=== Work required ===
Faithfully return all lines, omitting every embedded picture.
····················
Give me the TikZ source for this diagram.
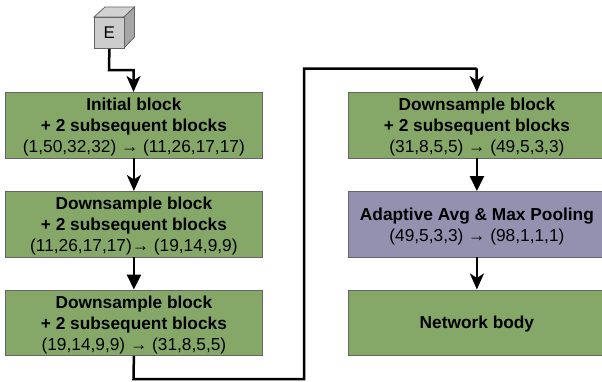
\documentclass[tikz,border=0pt]{standalone}
\usepackage{fontspec}
\setmainfont{Liberation Sans}
\usetikzlibrary{arrows.meta}
\definecolor{gbox}{HTML}{85A868}
\definecolor{pbox}{HTML}{9490B0}
\definecolor{bedge}{HTML}{666666}
\tikzset{x=1pt,y=-1pt,
  blockbox/.style={draw=bedge,line width=0.8pt,minimum width=257pt,minimum height=65.5pt,inner sep=0pt,align=center,anchor=north west,font=\fontsize{17.3pt}{21pt}\selectfont,text=black},
  greenbox/.style={blockbox,fill=gbox},
  purplebox/.style={blockbox,fill=pbox},
  wire/.style={line width=2.5pt,black,-{Stealth[length=16pt,width=14pt,inset=4.5pt]}},
  wirefull/.style={line width=2.5pt,black,-{Triangle[length=15pt,width=14pt]}}}
\newcommand{\hd}[1]{\textbf{#1}}
\newcommand{\lft}{\rule{0pt}{16.6pt}}
\begin{document}
\begin{tikzpicture}
\useasboundingbox (0,0) rectangle (602,381);
\node[greenbox] (a) at (5,92) {\lft\hd{Initial block}\\\hd{+ 2 subsequent blocks}\\(1,50,32,32) → (11,26,17,17)};
\node[greenbox] (b) at (5,191) {\lft\hd{Downsample block}\\\hd{+ 2 subsequent blocks}\\(11,26,17,17)→ (19,14,9,9)};
\node[greenbox] (c) at (5,289.5) {\lft\hd{Downsample block}\\\hd{+ 2 subsequent blocks}\\(19,14,9,9) → (31,8,5,5)};
\node[greenbox] (d) at (348,92) {\lft\hd{Downsample block}\\\hd{+ 2 subsequent blocks}\\(31,8,5,5) → (49,5,3,3)};
\node[purplebox] (e) at (348,191) {\lft\hd{Adaptive Avg \& Max Pooling}\\(49,5,3,3) → (98,1,1,1)};
\node[greenbox] (f) at (348,289.5) {\rule{0pt}{14.6pt}\hd{Network body}};
% cube
\fill[fill=gray!35,draw=bedge,line width=0.8pt] (94,17) -- (105,7) -- (134.5,7) -- (124,17) -- cycle;
\fill[fill=gray!70,draw=bedge,line width=0.8pt] (124,17) -- (134.5,7) -- (134.5,37) -- (124,48) -- cycle;
\node[draw=bedge,fill=gray!40,line width=0.8pt,minimum width=30pt,minimum height=31pt,inner sep=0pt,anchor=north west,font=\fontsize{17pt}{19pt}\selectfont] (cube) at (94,17) {E};
\coordinate (k1) at (109,70);
\coordinate (k2) at (133.5,70);
\coordinate (k3) at (133.5,379);
\coordinate (k4) at (304,379);
\coordinate (k5) at (304,68.5);
\coordinate (k6) at (476.5,68.5);
\draw[wire] (cube.south) -- (k1) -- (k2) -- (k2 |- a.north);
\draw[wire] (a) -- (b);
\draw[wirefull] (b) -- (c);
\draw[wire,-] (c.south) -- (k3) -- (k4) -- (k5) -- (k6);
\draw[wire] (k6) -- (d.north);
\draw[wirefull] (d) -- (e);
\draw[wire] (e) -- (f);
\end{tikzpicture}
\end{document}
····················
=== Task output ===
Give me the TikZ source for this diagram.
\documentclass[tikz,border=0pt]{standalone}
\usepackage{fontspec}
\setmainfont{Liberation Sans}
\usetikzlibrary{arrows.meta}
\definecolor{gbox}{HTML}{85A868}
\definecolor{pbox}{HTML}{9490B0}
\definecolor{bedge}{HTML}{666666}
\tikzset{x=1pt,y=-1pt,
  blockbox/.style={draw=bedge,line width=0.8pt,minimum width=257pt,minimum height=65.5pt,inner sep=0pt,align=center,anchor=north west,font=\fontsize{17.3pt}{21pt}\selectfont,text=black},
  greenbox/.style={blockbox,fill=gbox},
  purplebox/.style={blockbox,fill=pbox},
  wire/.style={line width=2.5pt,black,-{Stealth[length=16pt,width=14pt,inset=4.5pt]}},
  wirefull/.style={line width=2.5pt,black,-{Triangle[length=15pt,width=14pt]}}}
\newcommand{\hd}[1]{\textbf{#1}}
\newcommand{\lft}{\rule{0pt}{16.6pt}}
\begin{document}
\begin{tikzpicture}
\useasboundingbox (0,0) rectangle (602,381);
\node[greenbox] (a) at (5,92) {\lft\hd{Initial block}\\\hd{+ 2 subsequent blocks}\\(1,50,32,32) → (11,26,17,17)};
\node[greenbox] (b) at (5,191) {\lft\hd{Downsample block}\\\hd{+ 2 subsequent blocks}\\(11,26,17,17)→ (19,14,9,9)};
\node[greenbox] (c) at (5,289.5) {\lft\hd{Downsample block}\\\hd{+ 2 subsequent blocks}\\(19,14,9,9) → (31,8,5,5)};
\node[greenbox] (d) at (348,92) {\lft\hd{Downsample block}\\\hd{+ 2 subsequent blocks}\\(31,8,5,5) → (49,5,3,3)};
\node[purplebox] (e) at (348,191) {\lft\hd{Adaptive Avg \& Max Pooling}\\(49,5,3,3) → (98,1,1,1)};
\node[greenbox] (f) at (348,289.5) {\rule{0pt}{14.6pt}\hd{Network body}};
% cube
\fill[fill=gray!35,draw=bedge,line width=0.8pt] (94,17) -- (105,7) -- (134.5,7) -- (124,17) -- cycle;
\fill[fill=gray!70,draw=bedge,line width=0.8pt] (124,17) -- (134.5,7) -- (134.5,37) -- (124,48) -- cycle;
\node[draw=bedge,fill=gray!40,line width=0.8pt,minimum width=30pt,minimum height=31pt,inner sep=0pt,anchor=north west,font=\fontsize{17pt}{19pt}\selectfont] (cube) at (94,17) {E};
\coordinate (k1) at (109,70);
\coordinate (k2) at (133.5,70);
\coordinate (k3) at (133.5,379);
\coordinate (k4) at (304,379);
\coordinate (k5) at (304,68.5);
\coordinate (k6) at (476.5,68.5);
\draw[wire] (cube.south) -- (k1) -- (k2) -- (k2 |- a.north);
\draw[wire] (a) -- (b);
\draw[wirefull] (b) -- (c);
\draw[wire,-] (c.south) -- (k3) -- (k4) -- (k5) -- (k6);
\draw[wire] (k6) -- (d.north);
\draw[wirefull] (d) -- (e);
\draw[wire] (e) -- (f);
\end{tikzpicture}
\end{document}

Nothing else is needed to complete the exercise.